Lunch with the Yankees' Chefs

Earlier this week, the Yankees hosted a lunch for the media. Their head chefs, Marcus Samuelsson and Matt Gibson were both in attendance as well. The media was allowed to try everything from Korean BBQ fries, to Greek food and thick, juicy burgers as well. In an effort to connect with the community more, the Yankees were able to unite people through a common interest that all of us had: food.




To begin the event, Chef Matt Gibson addressed the media as a whole, and thanked a few people on top of that. Gibson described how thankful he was for the past year and the partners he has made in that time, including people like Samuelsson. With some friendly advice to conclude his opening statements, Gibson told the media that the event “was a marathon, and not a sprint.” He was not lying, as there was an endless supply of phenomenal food staring right at us.

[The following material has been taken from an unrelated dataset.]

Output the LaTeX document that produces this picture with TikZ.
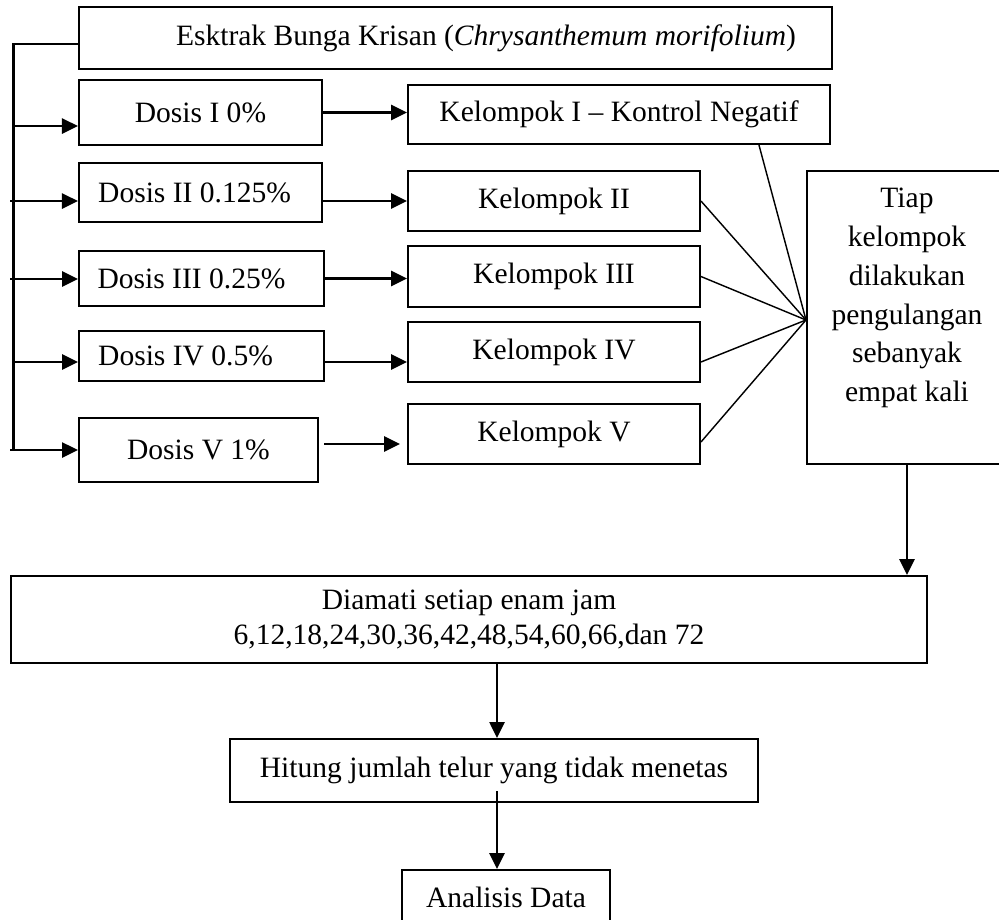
\documentclass[tikz,border=0pt]{standalone}
\usepackage{fontspec}
\setmainfont{Liberation Serif}
\usetikzlibrary{arrows.meta,calc}

\tikzset{
    kotak/.style={draw, line width=0.85pt, inner sep=0pt, align=center,
        font=\fontsize{12.4}{14.3}\selectfont},
    panah/.style={line width=1.1pt, -{Triangle[length=6.7pt,width=6.3pt]}},
    garis/.style={line width=0.6pt},
}

\begin{document}
\begin{tikzpicture}[x=0.42pt, y=-0.42pt]
    \useasboundingbox (0,0) rectangle (999,919);

    \node[kotak, minimum width=316.3pt, minimum height=26pt] (ekstrak) at (455.5,38)
        {\hspace*{25.6pt}Esktrak Bunga Krisan (\textit{Chrysanthemum morifolium})};

    \node[kotak, minimum width=102.1pt, minimum height=27.3pt] (d1) at (200.5,112.5) {Dosis I 0\%};
    \node[kotak, minimum width=102.1pt, minimum height=24.8pt] (d2) at (200.5,192.5) {Dosis II 0.125\%\hspace*{5pt}};
    \node[kotak, minimum width=102.9pt, minimum height=23.1pt] (d3) at (201.5,278.5) {Dosis III 0.25\%\hspace*{8.4pt}};
    \node[kotak, minimum width=102.9pt, minimum height=21pt] (d4) at (201.5,356) {Dosis IV 0.5\%\hspace*{13.4pt}};
    \node[kotak, minimum width=100.4pt, minimum height=26.9pt] (d5) at (198.5,450) {Dosis V 1\%};

    \node[kotak, minimum width=177.2pt, minimum height=24.8pt] (k1) at (619,114.5) {Kelompok I -- Kontrol Negatif};
    \node[kotak, minimum width=122.6pt, minimum height=25.2pt] (k2) at (554,201) {Kelompok II};
    \node[kotak, minimum width=122.6pt, minimum height=25.6pt] (k3) at (554,276.5) {Kelompok III};
    \node[kotak, minimum width=122.6pt, minimum height=25.2pt] (k4) at (554,352) {Kelompok IV};
    \node[kotak, minimum width=122.6pt, minimum height=25.2pt] (k5) at (554,434) {Kelompok V};

    \node[kotak, minimum width=84pt, minimum height=123.1pt] (tiap) at (907,317.5) {};
    \node[align=center, inner sep=0pt, font=\fontsize{12.4}{16.3}\selectfont] (tiapteks) at (907,298)
        {Tiap\\kelompok\\dilakukan\\pengulangan\\sebanyak\\empat kali};

    \node[kotak, minimum width=384.7pt, minimum height=36.5pt] (diamati) at (469,619.5)
        {Diamati setiap enam jam\\6,12,18,24,30,36,42,48,54,60,66,dan 72};
    \node[kotak, minimum width=221.8pt, minimum height=26.5pt] (hitung) at (494,770.5)
        {Hitung jumlah telur yang tidak menetas};
    \node[kotak, minimum width=87.4pt, minimum height=23.1pt] (analisis) at (506,897.5) {Analisis Data};

    \coordinate (atas) at (13.5,44);
    \coordinate (bawah) at (13.5,450);
    \draw[line width=0.9pt] (ekstrak.west |- atas) -- (atas) -- (bawah);
    \foreach \d/\y/\x in {d1/126/13, d2/201/10, d3/279/10, d4/362/13, d5/450/10} {
        \coordinate (c\d) at (\x,\y);
        \draw[panah] (c\d) -- (\d.west |- c\d);
    }

    \draw[panah] (d1.east) -- (k1.west |- d1.east);
    \draw[panah] (d2.east |- k2.west) -- (k2.west);
    \draw[panah] (d3.east) -- (k3.west |- d3.east);
    \coordinate (p4) at ($(d4.east)+(0,6)$);
    \draw[panah] (p4) -- (p4 -| k4.west);
    \coordinate (p5) at ($(d5.east)+(5,-6)$);
    \draw[panah] (p5) -- ($(p5 -| k5.west)+(-7,0)$);

    \coordinate (hub) at ($(tiap.west)+(0,2.5)$);
    \draw[garis] ($(k1.south east)+(-72,0)$) -- (hub);
    \draw[garis] (k2.east) -- (hub);
    \draw[garis] (k3.east) -- (hub);
    \draw[garis] ($(k4.east)+(0,10)$) -- (hub);
    \draw[garis] ($(k5.east)+(0,8)$) -- (hub);

    \draw[panah] (tiap.south) -- (tiap.south |- diamati.north);
    \draw[panah] ($(hitung.north |- diamati.south)+(3,0)$) -- ($(hitung.north)+(3,0)$);
    \coordinate (q1) at ($(hitung.south)+(3,-12)$);
    \draw[panah] (q1) -- (q1 |- analisis.north);
\end{tikzpicture}
\end{document}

Samuellson and Gibson are two of the most decorated chefs in the world, and the Yankees have them both on their roster. Marcus Samuelsson was the youngest chef to ever obtain a three-star review and he was also named “Best Chef: NYC” by the James Beard Foundation in 2003. He has a plethora of restaurants, has been featured on Iron Chef, Chopped All-Stars, The Today Show and others, and has been honored at the White House, for one of the most illustrious resumes in the cooking industry. Gibson is also a legendary chef, who has been making Thanksgiving meals for his family since he was just thirteen years old. Considering they were born on opposite sides of the world, and they are two of the best chefs in the world, it’s a blessing to have both right here at Yankee Stadium. I interviewed them both about their inspiration to become a chef, and here’s what they each had to say:


Samuelson: “Yeah um, I cooked all my life. It’s something we did in my family a lot, not professionally but I had ambition and I was good at it. I had a chance to travel with food and you know, I think when you come to a place like this, like Yankee Stadium, you think about everything that happened on the field, and all of the battles that took place and that motivates your mission.” Samuelsson also described how his diverse background (Ethiopian/Swedish) has influenced his culinary skills. “For me, I’ve changed a lot just like any, I’ve evolved. I have a global background, and when you add traveling to that, my food constantly evolves. Because I’m curious, I want to know about how all cultures eat. After eating all that chicken there’s still a new way that I don’t know about.


Gibson: “Honestly, my mom didn’t cook, and I got tired of eating TV dinners. So, I started watching cooking shows on public television instead of cartoons on the weekends. And, fell in love with it, cooked at home, starting cooking large meals for the families, and then I got my first restaurant job at 15 and a half.”


It was a pleasure interviewing both of them, and the Yankees luncheon was a massive success today. With everything from local breweries, to Samuelsson’s famous Streetbird, the Yankees displayed an arsenal of high-end food that will be available to fans all season long.